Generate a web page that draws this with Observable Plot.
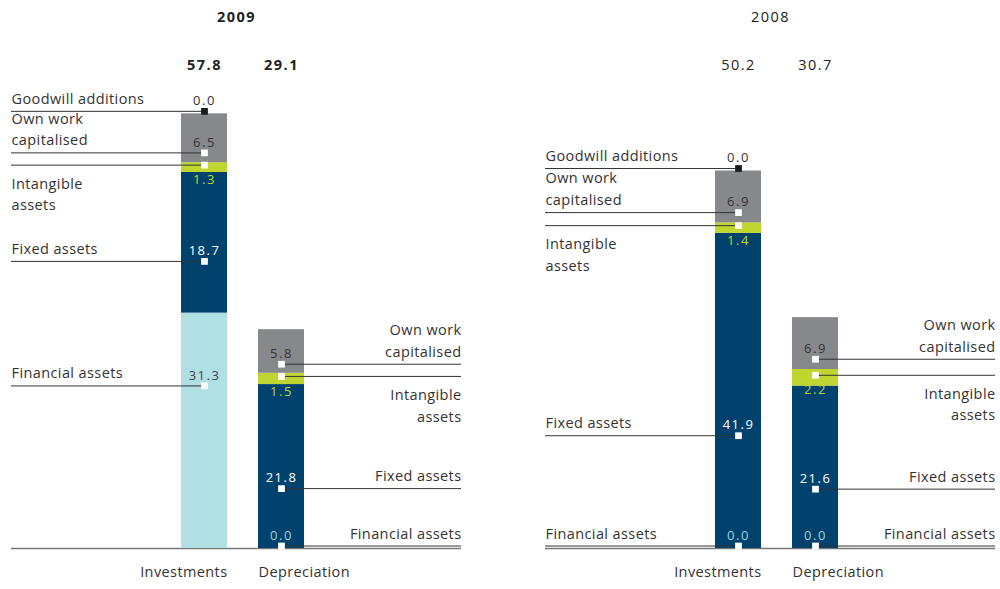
<!DOCTYPE html>
<html>
<head>
<meta charset="utf-8">
<script src="https://cdn.jsdelivr.net/npm/d3@7"></script>
<script src="https://cdn.jsdelivr.net/npm/@observablehq/plot@0.6"></script>
<style>
  body { margin: 0; background: #fff; }
  #chart svg { display: block; }
</style>
</head>
<body>
<div id="chart"></div>
<script>
// ---- data ----
const years = ["2009", "2008"];
const bars = ["Investments", "Depreciation"];
const components = ["Financial assets", "Fixed assets", "Intangible assets", "Own work capitalised", "Goodwill additions"];
const componentLabels = ["Financial assets", "Fixed assets", "Intangible\nassets", "Own work\ncapitalised", "Goodwill additions"];
const investments2009 = [31.3, 18.7, 1.3, 6.5, 0.0];
const depreciation2009 = [0.0, 21.8, 1.5, 5.8, null];
const investments2008 = [0.0, 41.9, 1.4, 6.9, 0.0];
const depreciation2008 = [0.0, 21.6, 2.2, 6.9, null];
const totals2009 = [57.8, 29.1];
const totals2008 = [50.2, 30.7];

// ---- styling ----
const segmentColors = {
  "Financial assets": "#b0dfe4",
  "Fixed assets": "#00426e",
  "Intangible assets": "#bed62f",
  "Own work capitalised": "#87888c",
  "Goodwill additions": "#87888c"
};
// where on each segment the leader line points (fraction of segment height)
const anchorFraction = {
  "Financial assets": 0.68,
  "Fixed assets": 0.35,
  "Intangible assets": 0.5,
  "Own work capitalised": 0.15,
  "Goodwill additions": 0
};
const valueColor = d => {
  switch (d.comp) {
    case "Intangible assets": return "#bed62f";
    case "Fixed assets": return "#ffffff";
    case "Financial assets": return d.value > 0 ? "#444444" : "#9ed3dc";
    default: return "#333333";
  }
};

// ---- build tables ----
const series = {
  "2009": {Investments: investments2009, Depreciation: depreciation2009},
  "2008": {Investments: investments2008, Depreciation: depreciation2008}
};
const totals = {"2009": totals2009, "2008": totals2008};
const rows = [];
const totalRows = [];
for (const year of years) {
  bars.forEach((bar, b) => {
    let base = 0;
    series[year][bar].forEach((v, k) => {
      if (v == null) return;
      const comp = components[k];
      rows.push({
        year, bar, comp, label: componentLabels[k], value: v,
        y1: base, y2: base + v,
        anchor: base + anchorFraction[comp] * v,
        color: segmentColors[comp]
      });
      base += v;
    });
    totalRows.push({year, bar, total: totals[year][b]});
  });
}
const below = d => d.comp === "Intangible assets";
const inv = rows.filter(d => d.bar === "Investments");
const dep = rows.filter(d => d.bar === "Depreciation");

// panel layout (px)
const xInsetLeft = 170, xInsetRight = 157;
const half = 23; // half bar width
const labelFont = 14.5;

const chart = Plot.plot({
  width: 1000,
  height: 589,
  marginLeft: 11,
  marginRight: 5,
  marginTop: 0,
  marginBottom: 41,
  fx: {domain: years, paddingInner: 84 / 534, paddingOuter: 0, round: false, axis: null, label: null},
  x: {domain: bars, paddingInner: 31 / 77, paddingOuter: 0, insetLeft: xInsetLeft, insetRight: xInsetRight, round: false, axis: null, label: null},
  y: {domain: [0, 548 / 7.52], axis: null},
  color: {type: "identity"},
  style: {fontFamily: "'Open Sans', sans-serif", color: "#333"},
  marks: [
    // baseline per panel
    Plot.ruleY(years, {fx: d => d, y: () => 0, stroke: "#777", strokeWidth: 1.5}),
    // stacked bars
    Plot.barY(rows, {fx: "year", x: "bar", y1: "y1", y2: "y2", fill: "color"}),
    // leader lines: investments run from the panel's left edge to the bar centre,
    // depreciation from the bar centre to the panel's right edge
    Plot.ruleY(inv, {fx: "year", y: "anchor", x1: "bar", x2: "bar", insetLeft: -xInsetLeft, insetRight: half, dy: -2.5, stroke: "#333", strokeWidth: 1}),
    Plot.ruleY(dep, {fx: "year", y: "anchor", x1: "bar", x2: "bar", insetLeft: half, insetRight: -xInsetRight, dy: -2.5, stroke: "#333", strokeWidth: 1}),
    // markers
    Plot.dot(rows.filter(d => d.comp !== "Goodwill additions"), {fx: "year", x: "bar", y: "anchor", dy: -2.5, symbol: "square", r: 3.8, fill: "#fff"}),
    Plot.dot(rows.filter(d => d.comp === "Goodwill additions"), {fx: "year", x: "bar", y: "anchor", dy: -2.5, symbol: "square", r: 3.8, fill: "#1a1a1a"}),
    // value labels
    Plot.text(rows.filter(d => !below(d)), {fx: "year", x: "bar", y: "anchor", text: d => d.value.toFixed(1), dy: -13, fill: valueColor, fontSize: 13, lineAnchor: "middle"}),
    Plot.text(rows.filter(below), {fx: "year", x: "bar", y: "anchor", text: d => d.value.toFixed(1), dy: 12.5, fill: valueColor, fontSize: 13, lineAnchor: "middle"}),
    // category labels (investments: left, depreciation: right)
    Plot.text(inv.filter(d => !below(d)), {fx: "year", y: "anchor", text: "label", frameAnchor: "left", textAnchor: "start", lineAnchor: "bottom", dy: -10, lineHeight: 1.5, fontSize: labelFont, fill: "#333"}),
    Plot.text(inv.filter(below), {fx: "year", y: "anchor", text: "label", frameAnchor: "left", textAnchor: "start", lineAnchor: "top", dy: 5.5, lineHeight: 1.5, fontSize: labelFont, fill: "#333"}),
    Plot.text(dep.filter(d => !below(d)), {fx: "year", y: "anchor", text: "label", frameAnchor: "right", textAnchor: "end", lineAnchor: "bottom", dy: -10, lineHeight: 1.5, fontSize: labelFont, fill: "#333"}),
    Plot.text(dep.filter(below), {fx: "year", y: "anchor", text: "label", frameAnchor: "right", textAnchor: "end", lineAnchor: "top", dy: 5.5, lineHeight: 1.5, fontSize: labelFont, fill: "#333"}),
    // totals
    Plot.text(totalRows.filter(d => d.year === "2009"), {fx: "year", x: "bar", text: d => d.total.toFixed(1), frameAnchor: "top", lineAnchor: "middle", dy: 65, fontSize: 14.5, fontWeight: "bold", fill: "#222"}),
    Plot.text(totalRows.filter(d => d.year !== "2009"), {fx: "year", x: "bar", text: d => d.total.toFixed(1), frameAnchor: "top", lineAnchor: "middle", dy: 65, fontSize: 14.5, fill: "#222"}),
    // year titles
    Plot.text(years.filter(y => y === "2009"), {fx: d => d, text: d => d, frameAnchor: "top", lineAnchor: "middle", dy: 17, fontSize: 14.5, fontWeight: "bold", fill: "#222"}),
    Plot.text(years.filter(y => y !== "2009"), {fx: d => d, text: d => d, frameAnchor: "top", lineAnchor: "middle", dy: 17, fontSize: 14.5, fill: "#222"}),
    // bar names below the baseline
    Plot.text(totalRows.filter(d => d.bar === "Investments"), {fx: "year", x: "bar", text: "bar", frameAnchor: "bottom", lineAnchor: "middle", dy: 24, dx: half, textAnchor: "end", fontSize: labelFont, fill: "#333"}),
    Plot.text(totalRows.filter(d => d.bar === "Depreciation"), {fx: "year", x: "bar", text: "bar", frameAnchor: "bottom", lineAnchor: "middle", dy: 24, dx: -half, textAnchor: "start", fontSize: labelFont, fill: "#333"})
  ]
});
document.getElementById("chart").appendChild(chart);
// letter spacing: numbers are spaced wider than words
d3.select(chart).selectAll("text").each(function () {
  const t = this.textContent.trim();
  this.style.letterSpacing = /^[\d.]+$/.test(t) ? "1.5px" : "0.4px";
});
</script>
</body>
</html>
■ ■ ■ ■
**Exercise instructions**: Except for the pictures, give all the material above again verbatim.

**Task result**:
Generate a web page that draws this with Observable Plot.
<!DOCTYPE html>
<html>
<head>
<meta charset="utf-8">
<script src="https://cdn.jsdelivr.net/npm/d3@7"></script>
<script src="https://cdn.jsdelivr.net/npm/@observablehq/plot@0.6"></script>
<style>
  body { margin: 0; background: #fff; }
  #chart svg { display: block; }
</style>
</head>
<body>
<div id="chart"></div>
<script>
// ---- data ----
const years = ["2009", "2008"];
const bars = ["Investments", "Depreciation"];
const components = ["Financial assets", "Fixed assets", "Intangible assets", "Own work capitalised", "Goodwill additions"];
const componentLabels = ["Financial assets", "Fixed assets", "Intangible\nassets", "Own work\ncapitalised", "Goodwill additions"];
const investments2009 = [31.3, 18.7, 1.3, 6.5, 0.0];
const depreciation2009 = [0.0, 21.8, 1.5, 5.8, null];
const investments2008 = [0.0, 41.9, 1.4, 6.9, 0.0];
const depreciation2008 = [0.0, 21.6, 2.2, 6.9, null];
const totals2009 = [57.8, 29.1];
const totals2008 = [50.2, 30.7];

// ---- styling ----
const segmentColors = {
  "Financial assets": "#b0dfe4",
  "Fixed assets": "#00426e",
  "Intangible assets": "#bed62f",
  "Own work capitalised": "#87888c",
  "Goodwill additions": "#87888c"
};
// where on each segment the leader line points (fraction of segment height)
const anchorFraction = {
  "Financial assets": 0.68,
  "Fixed assets": 0.35,
  "Intangible assets": 0.5,
  "Own work capitalised": 0.15,
  "Goodwill additions": 0
};
const valueColor = d => {
  switch (d.comp) {
    case "Intangible assets": return "#bed62f";
    case "Fixed assets": return "#ffffff";
    case "Financial assets": return d.value > 0 ? "#444444" : "#9ed3dc";
    default: return "#333333";
  }
};

// ---- build tables ----
const series = {
  "2009": {Investments: investments2009, Depreciation: depreciation2009},
  "2008": {Investments: investments2008, Depreciation: depreciation2008}
};
const totals = {"2009": totals2009, "2008": totals2008};
const rows = [];
const totalRows = [];
for (const year of years) {
  bars.forEach((bar, b) => {
    let base = 0;
    series[year][bar].forEach((v, k) => {
      if (v == null) return;
      const comp = components[k];
      rows.push({
        year, bar, comp, label: componentLabels[k], value: v,
        y1: base, y2: base + v,
        anchor: base + anchorFraction[comp] * v,
        color: segmentColors[comp]
      });
      base += v;
    });
    totalRows.push({year, bar, total: totals[year][b]});
  });
}
const below = d => d.comp === "Intangible assets";
const inv = rows.filter(d => d.bar === "Investments");
const dep = rows.filter(d => d.bar === "Depreciation");

// panel layout (px)
const xInsetLeft = 170, xInsetRight = 157;
const half = 23; // half bar width
const labelFont = 14.5;

const chart = Plot.plot({
  width: 1000,
  height: 589,
  marginLeft: 11,
  marginRight: 5,
  marginTop: 0,
  marginBottom: 41,
  fx: {domain: years, paddingInner: 84 / 534, paddingOuter: 0, round: false, axis: null, label: null},
  x: {domain: bars, paddingInner: 31 / 77, paddingOuter: 0, insetLeft: xInsetLeft, insetRight: xInsetRight, round: false, axis: null, label: null},
  y: {domain: [0, 548 / 7.52], axis: null},
  color: {type: "identity"},
  style: {fontFamily: "'Open Sans', sans-serif", color: "#333"},
  marks: [
    // baseline per panel
    Plot.ruleY(years, {fx: d => d, y: () => 0, stroke: "#777", strokeWidth: 1.5}),
    // stacked bars
    Plot.barY(rows, {fx: "year", x: "bar", y1: "y1", y2: "y2", fill: "color"}),
    // leader lines: investments run from the panel's left edge to the bar centre,
    // depreciation from the bar centre to the panel's right edge
    Plot.ruleY(inv, {fx: "year", y: "anchor", x1: "bar", x2: "bar", insetLeft: -xInsetLeft, insetRight: half, dy: -2.5, stroke: "#333", strokeWidth: 1}),
    Plot.ruleY(dep, {fx: "year", y: "anchor", x1: "bar", x2: "bar", insetLeft: half, insetRight: -xInsetRight, dy: -2.5, stroke: "#333", strokeWidth: 1}),
    // markers
    Plot.dot(rows.filter(d => d.comp !== "Goodwill additions"), {fx: "year", x: "bar", y: "anchor", dy: -2.5, symbol: "square", r: 3.8, fill: "#fff"}),
    Plot.dot(rows.filter(d => d.comp === "Goodwill additions"), {fx: "year", x: "bar", y: "anchor", dy: -2.5, symbol: "square", r: 3.8, fill: "#1a1a1a"}),
    // value labels
    Plot.text(rows.filter(d => !below(d)), {fx: "year", x: "bar", y: "anchor", text: d => d.value.toFixed(1), dy: -13, fill: valueColor, fontSize: 13, lineAnchor: "middle"}),
    Plot.text(rows.filter(below), {fx: "year", x: "bar", y: "anchor", text: d => d.value.toFixed(1), dy: 12.5, fill: valueColor, fontSize: 13, lineAnchor: "middle"}),
    // category labels (investments: left, depreciation: right)
    Plot.text(inv.filter(d => !below(d)), {fx: "year", y: "anchor", text: "label", frameAnchor: "left", textAnchor: "start", lineAnchor: "bottom", dy: -10, lineHeight: 1.5, fontSize: labelFont, fill: "#333"}),
    Plot.text(inv.filter(below), {fx: "year", y: "anchor", text: "label", frameAnchor: "left", textAnchor: "start", lineAnchor: "top", dy: 5.5, lineHeight: 1.5, fontSize: labelFont, fill: "#333"}),
    Plot.text(dep.filter(d => !below(d)), {fx: "year", y: "anchor", text: "label", frameAnchor: "right", textAnchor: "end", lineAnchor: "bottom", dy: -10, lineHeight: 1.5, fontSize: labelFont, fill: "#333"}),
    Plot.text(dep.filter(below), {fx: "year", y: "anchor", text: "label", frameAnchor: "right", textAnchor: "end", lineAnchor: "top", dy: 5.5, lineHeight: 1.5, fontSize: labelFont, fill: "#333"}),
    // totals
    Plot.text(totalRows.filter(d => d.year === "2009"), {fx: "year", x: "bar", text: d => d.total.toFixed(1), frameAnchor: "top", lineAnchor: "middle", dy: 65, fontSize: 14.5, fontWeight: "bold", fill: "#222"}),
    Plot.text(totalRows.filter(d => d.year !== "2009"), {fx: "year", x: "bar", text: d => d.total.toFixed(1), frameAnchor: "top", lineAnchor: "middle", dy: 65, fontSize: 14.5, fill: "#222"}),
    // year titles
    Plot.text(years.filter(y => y === "2009"), {fx: d => d, text: d => d, frameAnchor: "top", lineAnchor: "middle", dy: 17, fontSize: 14.5, fontWeight: "bold", fill: "#222"}),
    Plot.text(years.filter(y => y !== "2009"), {fx: d => d, text: d => d, frameAnchor: "top", lineAnchor: "middle", dy: 17, fontSize: 14.5, fill: "#222"}),
    // bar names below the baseline
    Plot.text(totalRows.filter(d => d.bar === "Investments"), {fx: "year", x: "bar", text: "bar", frameAnchor: "bottom", lineAnchor: "middle", dy: 24, dx: half, textAnchor: "end", fontSize: labelFont, fill: "#333"}),
    Plot.text(totalRows.filter(d => d.bar === "Depreciation"), {fx: "year", x: "bar", text: "bar", frameAnchor: "bottom", lineAnchor: "middle", dy: 24, dx: -half, textAnchor: "start", fontSize: labelFont, fill: "#333"})
  ]
});
document.getElementById("chart").appendChild(chart);
// letter spacing: numbers are spaced wider than words
d3.select(chart).selectAll("text").each(function () {
  const t = this.textContent.trim();
  this.style.letterSpacing = /^[\d.]+$/.test(t) ? "1.5px" : "0.4px";
});
</script>
</body>
</html>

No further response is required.